[Begin Data excerpt]

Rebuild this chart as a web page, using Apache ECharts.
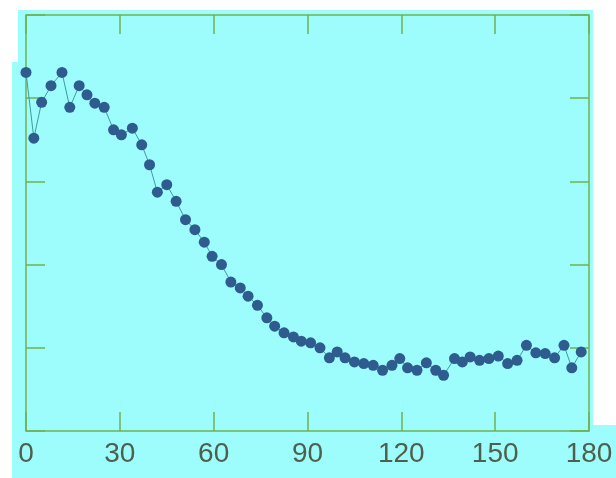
<!DOCTYPE html>
<html>
<head>
<meta charset="utf-8">
<script src="https://cdn.jsdelivr.net/npm/echarts@6/dist/echarts.min.js"></script>
<style>
  html, body { margin: 0; padding: 0; background: #ffffff; }
  #chart { width: 616px; height: 478px; }
</style>
</head>
<body>
<div id="chart"></div>
<script>
// Angle positions (x) and measured response (y) of the scan
const angles = [0, 2.5, 5, 8, 11.5, 14, 17, 19.5, 22, 25, 28, 30.5, 34, 37, 39.5, 42, 45, 48, 51, 54,
  57, 59.5, 62.5, 65.5, 68.5, 71, 74, 77, 79.5, 82.5, 85.5, 88, 91, 94, 97, 99.5, 102, 105, 108, 111,
  114, 117, 119.5, 122, 125, 128, 131, 133.5, 137, 139.5, 142, 145, 148, 151, 154, 157, 160, 163, 166,
  169, 172, 174.5, 177.5];
const response = [4.31, 3.52, 3.95, 4.15, 4.31, 3.89, 4.15, 4.04, 3.94, 3.89, 3.62, 3.56, 3.64, 3.44, 3.20,
  2.87, 2.96, 2.76, 2.54, 2.42, 2.27, 2.10, 2.00, 1.79, 1.72, 1.62, 1.51, 1.36, 1.26, 1.18, 1.13, 1.08,
  1.06, 1.00, 0.88, 0.95, 0.88, 0.83, 0.81, 0.79, 0.73, 0.79, 0.87, 0.76, 0.73, 0.82, 0.73, 0.67, 0.87,
  0.83, 0.89, 0.85, 0.87, 0.90, 0.81, 0.85, 1.03, 0.94, 0.93, 0.88, 1.03, 0.76, 0.95];
const xTicks = [0, 30, 60, 90, 120, 150, 180];

const frameColor = '#6fb24f';
const points = angles.map((a, i) => [a, response[i]]);

// inward tick marks shared by all four sides of the frame
const tickStyle = { show: true, inside: true, length: 19, lineStyle: { color: frameColor, width: 1.5 } };
const hiddenLine = { show: false, onZero: false };

const chart = echarts.init(document.getElementById('chart'), null, { renderer: 'canvas' });
chart.setOption({
  animation: false,
  graphic: [
    { type: 'rect', z: -10, silent: true, shape: { x: 18, y: 10, width: 575, height: 468 }, style: { fill: '#9dfcfc' } },
    { type: 'rect', z: -10, silent: true, shape: { x: 12, y: 62, width: 8, height: 416 }, style: { fill: '#9dfcfc' } },
    { type: 'rect', z: -10, silent: true, shape: { x: 592, y: 425, width: 24, height: 53 }, style: { fill: '#9dfcfc' } }
  ],
  grid: { left: 26, top: 15, right: 27, bottom: 47, show: true, borderColor: frameColor, borderWidth: 1.5, backgroundColor: 'transparent' },
  xAxis: [
    {
      type: 'value', position: 'bottom', min: 0, max: 180, interval: 30,
      axisLine: hiddenLine,
      axisTick: tickStyle,
      axisLabel: {
        margin: 9, fontSize: 28, color: '#4e5f4c', fontFamily: 'Liberation Sans, Arial, sans-serif',
        formatter: v => (xTicks.includes(v) ? String(v) : '')
      },
      splitLine: { show: false }
    },
    {
      type: 'value', position: 'top', min: 0, max: 180, interval: 30,
      axisLine: hiddenLine,
      axisTick: tickStyle,
      axisLabel: { show: false },
      splitLine: { show: false }
    }
  ],
  yAxis: [
    {
      type: 'value', position: 'left', min: 0, max: 5, interval: 1,
      axisLine: hiddenLine,
      axisTick: tickStyle,
      axisLabel: { show: false },
      splitLine: { show: false }
    },
    {
      type: 'value', position: 'right', min: 0, max: 5, interval: 1,
      axisLine: hiddenLine,
      axisTick: tickStyle,
      axisLabel: { show: false },
      splitLine: { show: false }
    }
  ],
  series: [{
    type: 'line',
    data: points,
    symbol: 'circle',
    symbolSize: 11,
    showAllSymbol: true,
    lineStyle: { color: '#3f9aa0', width: 1 },
    itemStyle: { color: '#2f5c8e' },
    clip: false
  }]
});
</script>
</body>
</html>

[End Data excerpt]

Repeat the material above verbatim, with no pictures in the output.

Rebuild this chart as a web page, using Apache ECharts.
<!DOCTYPE html>
<html>
<head>
<meta charset="utf-8">
<script src="https://cdn.jsdelivr.net/npm/echarts@6/dist/echarts.min.js"></script>
<style>
  html, body { margin: 0; padding: 0; background: #ffffff; }
  #chart { width: 616px; height: 478px; }
</style>
</head>
<body>
<div id="chart"></div>
<script>
// Angle positions (x) and measured response (y) of the scan
const angles = [0, 2.5, 5, 8, 11.5, 14, 17, 19.5, 22, 25, 28, 30.5, 34, 37, 39.5, 42, 45, 48, 51, 54,
  57, 59.5, 62.5, 65.5, 68.5, 71, 74, 77, 79.5, 82.5, 85.5, 88, 91, 94, 97, 99.5, 102, 105, 108, 111,
  114, 117, 119.5, 122, 125, 128, 131, 133.5, 137, 139.5, 142, 145, 148, 151, 154, 157, 160, 163, 166,
  169, 172, 174.5, 177.5];
const response = [4.31, 3.52, 3.95, 4.15, 4.31, 3.89, 4.15, 4.04, 3.94, 3.89, 3.62, 3.56, 3.64, 3.44, 3.20,
  2.87, 2.96, 2.76, 2.54, 2.42, 2.27, 2.10, 2.00, 1.79, 1.72, 1.62, 1.51, 1.36, 1.26, 1.18, 1.13, 1.08,
  1.06, 1.00, 0.88, 0.95, 0.88, 0.83, 0.81, 0.79, 0.73, 0.79, 0.87, 0.76, 0.73, 0.82, 0.73, 0.67, 0.87,
  0.83, 0.89, 0.85, 0.87, 0.90, 0.81, 0.85, 1.03, 0.94, 0.93, 0.88, 1.03, 0.76, 0.95];
const xTicks = [0, 30, 60, 90, 120, 150, 180];

const frameColor = '#6fb24f';
const points = angles.map((a, i) => [a, response[i]]);

// inward tick marks shared by all four sides of the frame
const tickStyle = { show: true, inside: true, length: 19, lineStyle: { color: frameColor, width: 1.5 } };
const hiddenLine = { show: false, onZero: false };

const chart = echarts.init(document.getElementById('chart'), null, { renderer: 'canvas' });
chart.setOption({
  animation: false,
  graphic: [
    { type: 'rect', z: -10, silent: true, shape: { x: 18, y: 10, width: 575, height: 468 }, style: { fill: '#9dfcfc' } },
    { type: 'rect', z: -10, silent: true, shape: { x: 12, y: 62, width: 8, height: 416 }, style: { fill: '#9dfcfc' } },
    { type: 'rect', z: -10, silent: true, shape: { x: 592, y: 425, width: 24, height: 53 }, style: { fill: '#9dfcfc' } }
  ],
  grid: { left: 26, top: 15, right: 27, bottom: 47, show: true, borderColor: frameColor, borderWidth: 1.5, backgroundColor: 'transparent' },
  xAxis: [
    {
      type: 'value', position: 'bottom', min: 0, max: 180, interval: 30,
      axisLine: hiddenLine,
      axisTick: tickStyle,
      axisLabel: {
        margin: 9, fontSize: 28, color: '#4e5f4c', fontFamily: 'Liberation Sans, Arial, sans-serif',
        formatter: v => (xTicks.includes(v) ? String(v) : '')
      },
      splitLine: { show: false }
    },
    {
      type: 'value', position: 'top', min: 0, max: 180, interval: 30,
      axisLine: hiddenLine,
      axisTick: tickStyle,
      axisLabel: { show: false },
      splitLine: { show: false }
    }
  ],
  yAxis: [
    {
      type: 'value', position: 'left', min: 0, max: 5, interval: 1,
      axisLine: hiddenLine,
      axisTick: tickStyle,
      axisLabel: { show: false },
      splitLine: { show: false }
    },
    {
      type: 'value', position: 'right', min: 0, max: 5, interval: 1,
      axisLine: hiddenLine,
      axisTick: tickStyle,
      axisLabel: { show: false },
      splitLine: { show: false }
    }
  ],
  series: [{
    type: 'line',
    data: points,
    symbol: 'circle',
    symbolSize: 11,
    showAllSymbol: true,
    lineStyle: { color: '#3f9aa0', width: 1 },
    itemStyle: { color: '#2f5c8e' },
    clip: false
  }]
});
</script>
</body>
</html>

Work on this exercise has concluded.